Towns in Australia

Exploring Australia, town by town

Grandchester QLD

Grandchester

Postcode: 4340

Formerly known as Bigges Camp, Grandchester is a town in the Lockyer Valley region in South East Queensland, Australia. It is located 76km west of the Brisbane CBD and is situated on the border of the Ipswich and Laidley local government areas. The name come from the village outside of Cambridge in England.

Grandchester is home to the first narrow gauge mainline railway in the world. The first track opened to traffic in 1865 between Ipswich and terminated at this small town.

Grandchester was the home of the last known surviving steam-powered flat-belt sawmill in Queensland. The engine powering it was manufactured in 1910.

The Grandchester area was first explored by Allan Cunningham who came through the area in May 1829. Cunningham’s party camped beside what is now known as the Railway Lagoon while searching for the Brisbane River.

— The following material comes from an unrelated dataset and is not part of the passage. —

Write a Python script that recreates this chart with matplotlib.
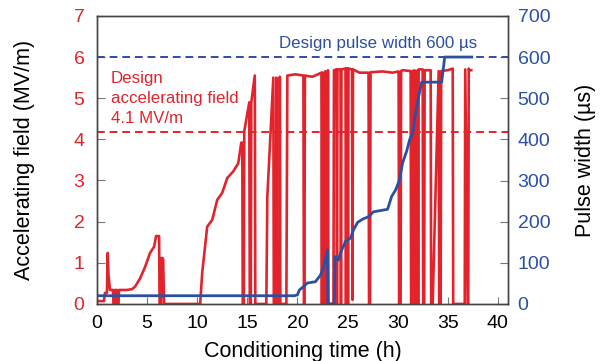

It was little more than a watering hole for transients until the arrival of the railway from Ipswich in 1865. This short section of railway line was the first railway built in Queensland and Governor Bowen, feeling that the railway terminus deserved something better than Bigges Camp, renamed the site Grandchester.

For all the interest that the local history has – and the railway station is listed by the National Trust – it is the Grandchester Sawmill which is the town’s treasure. The sawmill began production in 1945 and today it uses a steam engine which was manufactured in 1911. In an age of environmental awareness the Grandchester Steam Sawmill is a reminder of the extraordinary economies which can be had from the use of steam. The owner actually fires the steam engine with the sawdust produced by the mill. This is a wonderfully rational and efficient use of resources. The sawdust heats the water which drives the engine which cuts the timber producing sawdust which heats the water and so on.